Local TV company completes Gunpowder Plot drama

Northern Ireland production company Box TV have completed ‘Gunpowder, Treason and Plot’, a new Jimmy McGovern drama.

Award-winning writer McGovern and film director Gillies MacKinnon bring the story behind the Gunpowder Plot to BBC Two in two original films exploring the lives of Mary Queen of Scots and her son James I.

Starring Robert Carlyle as James and French newcomer Clémence Poésy as Mary, Gunpowder, Treason and Plot also features Kevin McKidd, Emilia Fox, Tim McInnerny, Catherine McCormack, Richard Coyle, Daniela Nardini and Paul Nicholls.

MacKinnon, whose credits include such films as ‘Pure’, ‘Regeneration’, ‘Hideous Kinky’ and ‘Small Faces’, also directed Jimmy McGovern's 1990 BBC Two drama ‘Needle’.

Filmed entirely on location in Romania with key Scottish crew, McGovern's script concentrates on Mary's short-lived reign and the battles she has to fight with both her Protestant subjects and the English Queen, Elizabeth I (Catherine McCormack).

She conspires with the Earl of Bothwell (McKidd) to assassinate her miscreant husband Lord Darnley (Nicholls).

The story continues with her son James VI of Scotland (who, on Elizabeth's death, became James I of England), and the plot against his reign masterminded by the influential Catholic Robert Catesby (Coyle) - a plot planned by Guy Fawkes (played by newcomer Michael Fassbender) to blow up the Houses of Parliament in order to rid the nation of an oppressive Protestant monarch.

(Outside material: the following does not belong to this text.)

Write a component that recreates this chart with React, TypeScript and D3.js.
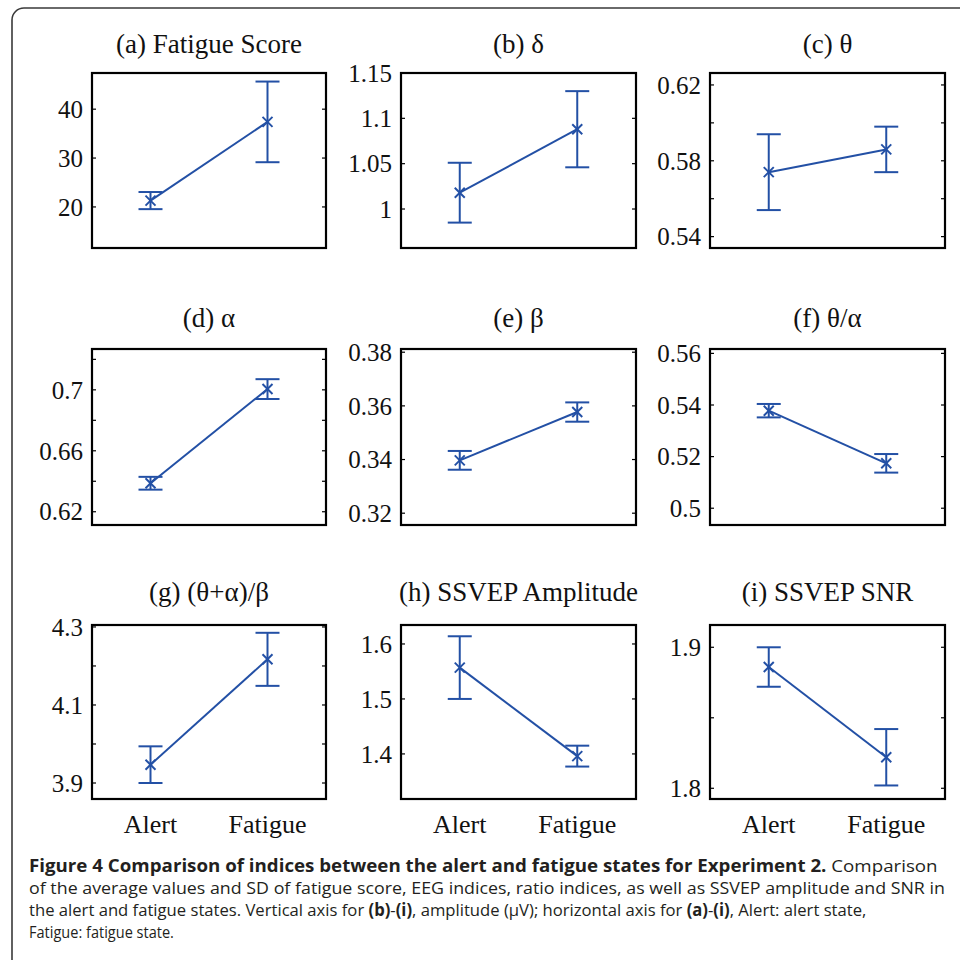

The drama reunites McGovern with producer Gub Neal.

The pair created Cracker together and were also responsible for the award-winning drama-documentary, ‘Hillsborough’.

The executive producers are Robert Cooper, former Head of BBC Northern Ireland Drama, and Gareth Neame, BBC Head of Drama Commissioning.

Robert Cooper said: "Gunpowder, Treason and Plot is a signature drama from one of Britain's most accomplished television writers, who is known for exploring such universal themes as injustice, prejudice and intolerance in Sunday, Liam, Hillsborough, Priest and Cracker.

"In Gunpowder, he explores the nature of power and kingship with a drama inspired by historical characters and events, in much the same way as Shakespeare interpreted the past in the history plays.

"It's a personal vision, a dramatic interpretation of history."

Gareth Neame added: "It's become a cliché that nations should learn from their past and that history repeats itself.

"However in Britain in 2004 we live with the threat of terrorism as revenge for perceived religious persecution.

"400 years ago Britain was under the same threat as a small group of disaffected Catholics, sickened by the persecution they suffered at the hands of their king, fought back in the first attempted act of modern terrorism with a strike at the heart of the nation."